### EXERCISE MATERIALS
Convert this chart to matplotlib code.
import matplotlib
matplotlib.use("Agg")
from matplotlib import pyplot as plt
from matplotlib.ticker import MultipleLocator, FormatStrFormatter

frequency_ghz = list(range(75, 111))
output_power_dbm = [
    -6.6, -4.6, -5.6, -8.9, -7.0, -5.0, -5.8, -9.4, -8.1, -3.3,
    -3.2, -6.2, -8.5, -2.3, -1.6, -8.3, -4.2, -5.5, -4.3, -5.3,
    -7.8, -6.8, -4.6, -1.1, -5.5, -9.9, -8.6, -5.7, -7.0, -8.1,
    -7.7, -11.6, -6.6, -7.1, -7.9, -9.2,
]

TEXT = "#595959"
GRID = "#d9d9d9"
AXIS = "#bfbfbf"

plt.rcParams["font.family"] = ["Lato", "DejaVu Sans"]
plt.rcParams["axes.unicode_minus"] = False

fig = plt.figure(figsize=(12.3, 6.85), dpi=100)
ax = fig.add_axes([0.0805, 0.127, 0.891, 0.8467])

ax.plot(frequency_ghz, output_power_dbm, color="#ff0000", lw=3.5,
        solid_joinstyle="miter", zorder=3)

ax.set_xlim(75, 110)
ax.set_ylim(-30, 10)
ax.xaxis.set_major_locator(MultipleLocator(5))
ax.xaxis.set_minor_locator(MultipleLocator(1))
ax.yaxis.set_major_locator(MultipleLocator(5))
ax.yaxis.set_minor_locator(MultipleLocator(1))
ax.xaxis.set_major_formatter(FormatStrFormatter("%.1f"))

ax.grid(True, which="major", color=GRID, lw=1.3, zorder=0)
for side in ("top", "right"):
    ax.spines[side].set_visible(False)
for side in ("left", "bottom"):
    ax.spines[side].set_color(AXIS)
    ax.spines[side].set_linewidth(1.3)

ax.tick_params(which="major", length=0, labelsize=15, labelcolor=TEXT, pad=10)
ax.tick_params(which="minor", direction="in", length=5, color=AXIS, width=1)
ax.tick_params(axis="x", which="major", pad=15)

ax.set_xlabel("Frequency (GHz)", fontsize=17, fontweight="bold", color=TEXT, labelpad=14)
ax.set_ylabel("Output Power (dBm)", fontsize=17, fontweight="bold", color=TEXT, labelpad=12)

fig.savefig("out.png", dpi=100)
######
### EXERCISE MATERIALS
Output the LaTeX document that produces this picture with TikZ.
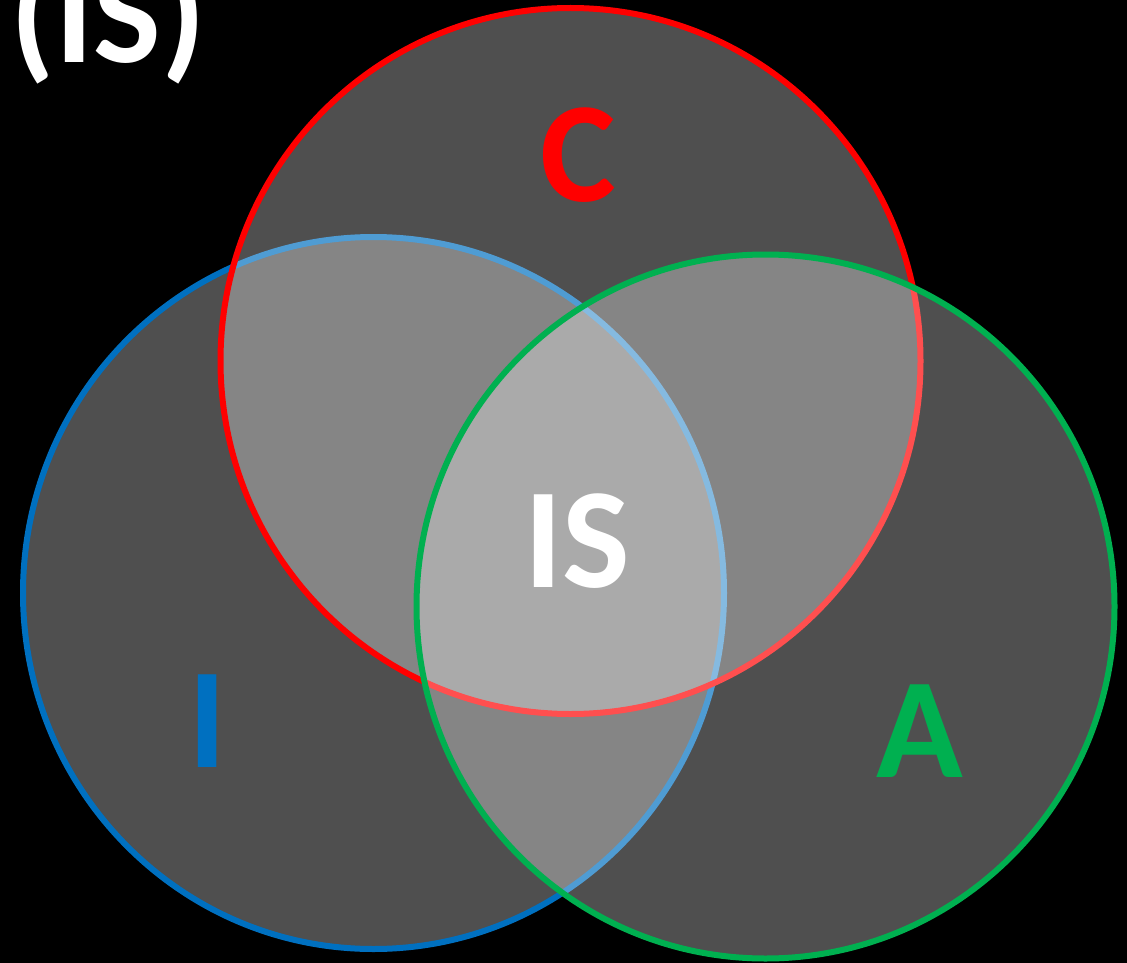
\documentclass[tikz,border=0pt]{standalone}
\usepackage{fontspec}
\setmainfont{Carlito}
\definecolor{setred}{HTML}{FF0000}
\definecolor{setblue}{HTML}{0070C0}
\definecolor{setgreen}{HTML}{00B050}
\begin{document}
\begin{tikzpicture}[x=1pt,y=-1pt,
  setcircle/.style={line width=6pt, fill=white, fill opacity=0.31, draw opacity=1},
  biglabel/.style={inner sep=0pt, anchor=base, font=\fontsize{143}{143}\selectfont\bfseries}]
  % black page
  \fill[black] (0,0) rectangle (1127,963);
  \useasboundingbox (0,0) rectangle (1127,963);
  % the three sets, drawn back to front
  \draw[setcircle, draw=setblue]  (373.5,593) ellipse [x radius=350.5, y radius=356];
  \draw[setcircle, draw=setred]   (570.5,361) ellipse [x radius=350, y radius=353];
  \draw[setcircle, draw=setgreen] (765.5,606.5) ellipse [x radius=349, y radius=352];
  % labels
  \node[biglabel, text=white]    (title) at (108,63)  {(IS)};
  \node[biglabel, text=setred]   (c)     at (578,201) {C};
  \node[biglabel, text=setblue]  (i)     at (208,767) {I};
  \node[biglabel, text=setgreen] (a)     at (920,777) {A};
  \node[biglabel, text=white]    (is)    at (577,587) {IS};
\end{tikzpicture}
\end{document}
######
### EXERCISE MATERIALS
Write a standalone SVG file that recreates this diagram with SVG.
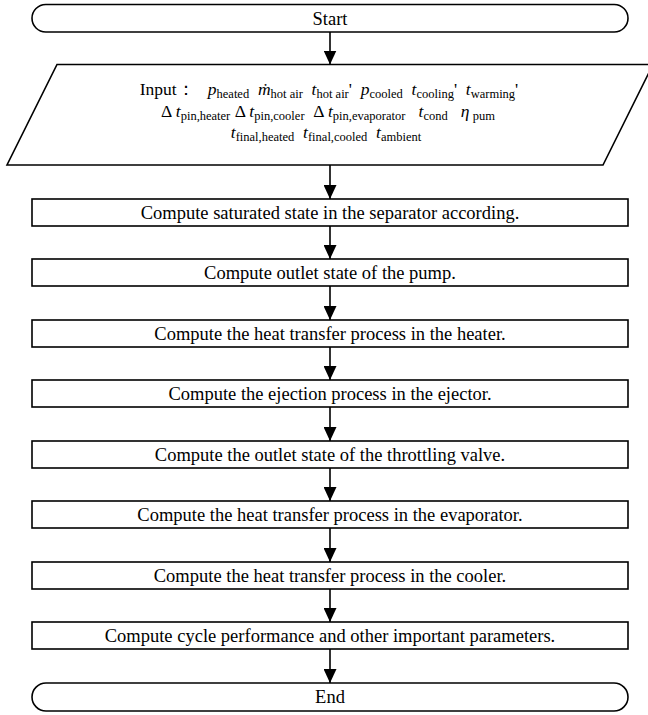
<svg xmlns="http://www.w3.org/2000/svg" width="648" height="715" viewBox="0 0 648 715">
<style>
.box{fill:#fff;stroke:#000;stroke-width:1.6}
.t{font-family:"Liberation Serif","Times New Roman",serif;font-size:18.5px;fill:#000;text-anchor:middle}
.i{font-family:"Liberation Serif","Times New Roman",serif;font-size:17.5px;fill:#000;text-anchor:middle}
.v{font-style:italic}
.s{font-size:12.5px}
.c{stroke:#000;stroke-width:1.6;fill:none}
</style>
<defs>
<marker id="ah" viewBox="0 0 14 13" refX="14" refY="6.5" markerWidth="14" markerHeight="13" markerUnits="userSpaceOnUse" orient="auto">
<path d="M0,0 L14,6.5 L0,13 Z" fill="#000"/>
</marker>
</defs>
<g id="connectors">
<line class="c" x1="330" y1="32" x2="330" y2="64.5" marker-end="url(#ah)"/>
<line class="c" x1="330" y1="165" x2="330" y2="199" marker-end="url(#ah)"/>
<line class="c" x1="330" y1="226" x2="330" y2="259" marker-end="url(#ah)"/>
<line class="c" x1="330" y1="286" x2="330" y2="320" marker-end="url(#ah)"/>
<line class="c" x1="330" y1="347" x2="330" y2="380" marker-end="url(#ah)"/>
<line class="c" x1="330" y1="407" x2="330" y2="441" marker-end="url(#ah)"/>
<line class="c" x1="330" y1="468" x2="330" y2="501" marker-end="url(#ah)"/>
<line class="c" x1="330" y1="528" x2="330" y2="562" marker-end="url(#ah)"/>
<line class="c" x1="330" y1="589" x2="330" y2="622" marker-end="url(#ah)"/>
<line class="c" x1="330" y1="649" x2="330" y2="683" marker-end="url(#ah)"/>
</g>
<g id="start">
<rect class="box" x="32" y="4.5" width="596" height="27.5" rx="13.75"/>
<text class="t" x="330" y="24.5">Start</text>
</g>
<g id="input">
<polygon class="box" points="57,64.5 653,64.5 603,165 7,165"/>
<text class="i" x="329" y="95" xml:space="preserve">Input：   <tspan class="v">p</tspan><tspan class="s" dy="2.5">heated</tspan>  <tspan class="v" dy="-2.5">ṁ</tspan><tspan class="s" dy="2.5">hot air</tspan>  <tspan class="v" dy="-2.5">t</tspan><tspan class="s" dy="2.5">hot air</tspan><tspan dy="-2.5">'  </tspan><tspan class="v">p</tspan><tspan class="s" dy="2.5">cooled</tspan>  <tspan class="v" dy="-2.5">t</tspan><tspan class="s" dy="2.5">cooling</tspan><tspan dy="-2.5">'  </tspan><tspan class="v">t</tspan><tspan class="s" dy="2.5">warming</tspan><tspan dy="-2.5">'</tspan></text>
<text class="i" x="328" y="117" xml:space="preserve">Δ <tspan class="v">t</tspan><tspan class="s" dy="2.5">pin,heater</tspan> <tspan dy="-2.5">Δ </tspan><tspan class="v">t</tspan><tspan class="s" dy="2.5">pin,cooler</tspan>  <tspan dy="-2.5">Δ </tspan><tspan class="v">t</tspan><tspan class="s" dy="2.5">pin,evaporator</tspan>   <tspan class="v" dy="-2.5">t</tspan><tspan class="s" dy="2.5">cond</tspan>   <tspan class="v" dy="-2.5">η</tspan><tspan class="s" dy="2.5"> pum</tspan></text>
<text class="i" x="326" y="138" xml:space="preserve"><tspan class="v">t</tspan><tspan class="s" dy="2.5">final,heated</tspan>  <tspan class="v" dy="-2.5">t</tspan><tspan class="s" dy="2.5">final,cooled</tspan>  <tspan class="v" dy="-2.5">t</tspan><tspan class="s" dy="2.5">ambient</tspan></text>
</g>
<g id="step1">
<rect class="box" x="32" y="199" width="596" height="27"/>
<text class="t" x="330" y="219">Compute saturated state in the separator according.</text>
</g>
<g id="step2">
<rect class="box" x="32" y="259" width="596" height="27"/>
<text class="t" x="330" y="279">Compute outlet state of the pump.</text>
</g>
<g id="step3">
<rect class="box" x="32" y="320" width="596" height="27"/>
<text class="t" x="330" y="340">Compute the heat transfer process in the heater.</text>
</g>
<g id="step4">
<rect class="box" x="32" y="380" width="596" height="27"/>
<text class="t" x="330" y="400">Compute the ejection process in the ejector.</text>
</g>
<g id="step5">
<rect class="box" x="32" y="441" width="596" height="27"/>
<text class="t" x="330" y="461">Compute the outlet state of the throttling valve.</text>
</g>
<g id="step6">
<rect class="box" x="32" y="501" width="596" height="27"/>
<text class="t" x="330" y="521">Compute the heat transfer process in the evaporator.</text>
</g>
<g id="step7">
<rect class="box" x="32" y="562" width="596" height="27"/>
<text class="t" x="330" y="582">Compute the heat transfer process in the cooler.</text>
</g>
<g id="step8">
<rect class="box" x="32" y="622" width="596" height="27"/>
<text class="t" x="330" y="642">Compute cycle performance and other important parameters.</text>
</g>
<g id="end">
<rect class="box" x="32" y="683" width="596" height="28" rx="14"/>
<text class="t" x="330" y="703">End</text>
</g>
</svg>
######
DIRECTIVE:
Extract and reproduce exactly the lines opening with the line containing "Convert this chart to matplotlib code." and closing with the line containing "from matplotlib.ticker import", inclusive.

RESULT OF THE EXERCISE:
Convert this chart to matplotlib code.
import matplotlib
matplotlib.use("Agg")
from matplotlib import pyplot as plt
from matplotlib.ticker import MultipleLocator, FormatStrFormatter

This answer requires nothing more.